I also spoke to senior musical theatre major Carolyn Tachoir, who studied at Rose Bruford last semester. Carolyn gave me a first-hand comparison of the two countries theatre sectors. Carolyn and I talked about the price of tickets and the cheapest one she’s seen.
“The cheapest seat I’ve ever had that wasn’t free was $39 for The Phantom of the Opera on Broadway. I’ve gotten a few free tickets here and there through school trips. The most expensive ticket was a Broadway ticket for sure; I don’t know what show specifically, but I do know that I have paid between $120-140 for a ticket.”
She said that if prices were more affordable for a broader range of work she would definitely see more plays and tours. She’s never seen the National Ballet but would love to.

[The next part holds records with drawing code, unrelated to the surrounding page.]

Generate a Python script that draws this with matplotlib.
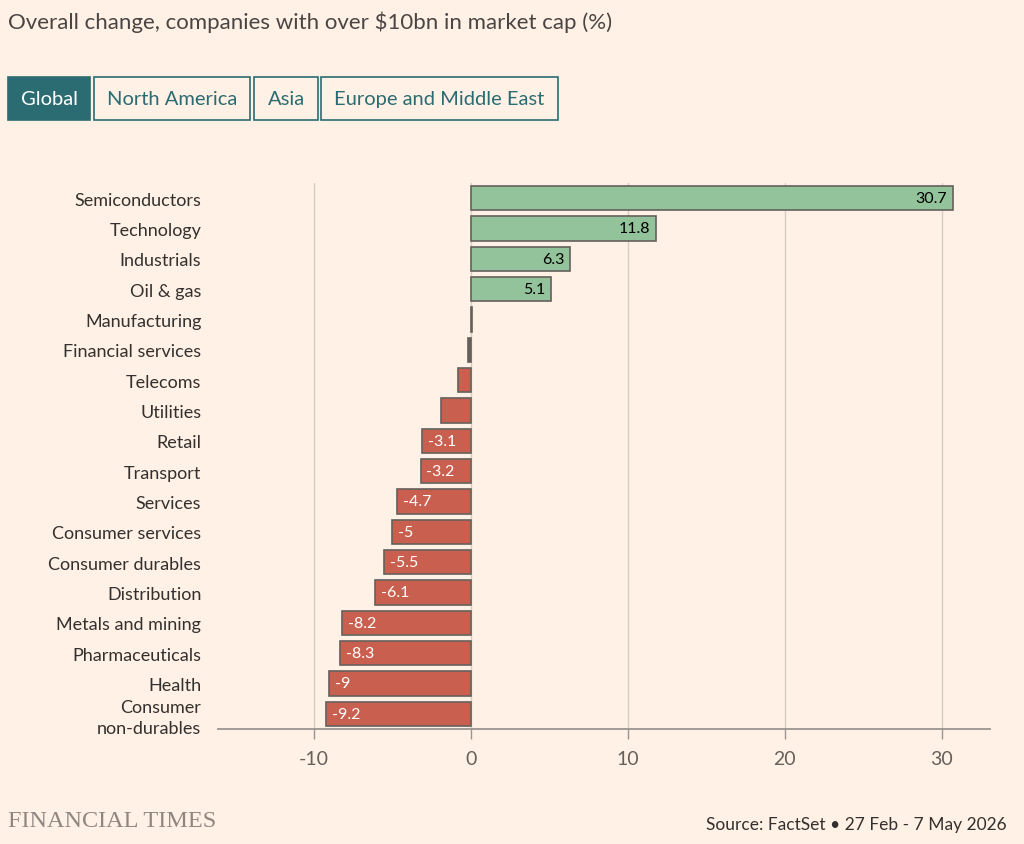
import matplotlib.pyplot as plt
from matplotlib.patches import Rectangle

sectors = ["Semiconductors", "Technology", "Industrials", "Oil & gas", "Manufacturing",
           "Financial services", "Telecoms", "Utilities", "Retail", "Transport", "Services",
           "Consumer services", "Consumer durables", "Distribution", "Metals and mining",
           "Pharmaceuticals", "Health", "Consumer\nnon-durables"]
change = [30.7, 11.8, 6.3, 5.1, 0.1, -0.15, -0.8, -1.9, -3.1, -3.2, -4.7,
          -5, -5.5, -6.1, -8.2, -8.3, -9, -9.2]
tabs = ["Global", "North America", "Asia", "Europe and Middle East"]
xticks = [-10, 0, 10, 20, 30]

bg = "#FFF1E5"
green = "#93C39A"
red = "#C9604F"
edge = "#66605C"
teal = "#2B6C72"
txt = "#33302E"

plt.rcParams['font.family'] = ['Lato', 'DejaVu Sans']

fig = plt.figure(figsize=(10.24, 8.45), dpi=100, facecolor=bg)
ax = fig.add_axes([218/1024, 1-730/845, (990-218)/1024, (730-184)/845])
ax.set_facecolor(bg)

ypos = list(range(len(sectors)))
colors = []
for v in change:
    if abs(v) < 0.5:
        colors.append(edge)
    elif v > 0:
        colors.append(green)
    else:
        colors.append(red)
ax.barh(ypos, change, height=0.8, color=colors, edgecolor=edge, linewidth=1.2, zorder=3)

# labels inside bars
for y, v in zip(ypos, change):
    if abs(v) < 2.5:
        continue
    s = "%g" % v
    if v > 0:
        ax.annotate(s, (v, y), xytext=(-4, 0), textcoords="offset points",
                    ha="right", va="center", fontsize=11.5, color="#000000", zorder=4)
    else:
        ax.annotate(s, (v, y), xytext=(4, 0), textcoords="offset points",
                    ha="left", va="center", fontsize=11.5, color="white", zorder=4)

ax.set_xlim(-16.1, 33.06)
ax.set_ylim(len(sectors) - 0.5, -0.5)
ax.set_xticks(xticks)
ax.set_xticklabels([str(t) for t in xticks], fontsize=14, color="#66605C")
ax.set_yticks(ypos)
ax.set_yticklabels(sectors, fontsize=13, color=txt, linespacing=1.35)
ax.tick_params(axis="y", length=0, pad=12)
ax.tick_params(axis="x", length=7, width=1, color="#9a9390", pad=8)
ax.grid(axis="x", color="#d5ccc4", linewidth=1, zorder=0)
for sp in ["top", "right", "left"]:
    ax.spines[sp].set_visible(False)
ax.spines["bottom"].set_color("#9a9390")
ax.spines["bottom"].set_linewidth(1.3)

fig.text(8/1024, 1-22/845, "Overall change, companies with over $10bn in market cap (%)",
         fontsize=16, color="#4a4542", va="center", ha="left")

# tab buttons
boxes = [(8, 90), (94, 250), (254, 318), (321, 558)]
for i, (name, (x0, x1)) in enumerate(zip(tabs, boxes)):
    active = i == 0
    r = Rectangle((x0/1024, 1-121/845), (x1-x0)/1024, 43/845, transform=fig.transFigure,
                  facecolor=teal if active else bg, edgecolor=teal, linewidth=1.2)
    fig.patches.append(r)
    fig.text((x0+x1)/2/1024, 1-100/845, name, ha="center", va="center", fontsize=14.5,
             color="white" if active else teal)

fig.text(8/1024, 1-822/845, "FINANCIAL TIMES", family="Liberation Serif", fontsize=17.5,
         color="#8f8680", va="center", ha="left")
fig.text(1007/1024, 1-825/845, "Source: FactSet \u2022 27 Feb - 7 May 2026", fontsize=12.5,
         color=txt, va="center", ha="right")

fig.savefig("out.png", dpi=100, facecolor=bg)
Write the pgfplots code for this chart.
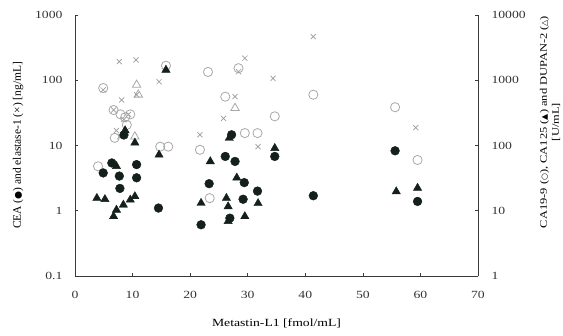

Carolyn also spoke about how regional theatre is “a readily accessible form of work” for her as a performer. “There is also much being done to nurture new talent.‘Growing up in Pittsburgh, there were masterclasses at the CLO Academy with members of the touring companies that would stop there. Sometimes even provide discounted student tickets with talkbacks.”
We spoke about how diversity and accessibility can be improved in American theatre. Carolyn recalled being in London and seeing a huge variety of work for little cost, particularly theatres off the West End.
“The most I paid for a ticket in the UK was $60.” The work and casts were hugely diverse with much more experimental work. She spoke about how body type diversity needs to be improved and also how the cost is geared towards the rich. “Tickets are higher than they have ever been and even the ‘student rush tickets’ are $70-$99. Theatre should be available to any and everyone who wishes to see a show.”
I think Carolyn’s answers speak for themselves. While the UK has so much more to do to make theatre more affordable, we nurture a huge breadth of work and theatre is so much more affordable. The subsidised sector makes the West End more affordable and this needs to be protected. Theatre is so important for our wellbeing as well as one of the biggest economies in the UK. It’s about time our government saw its power.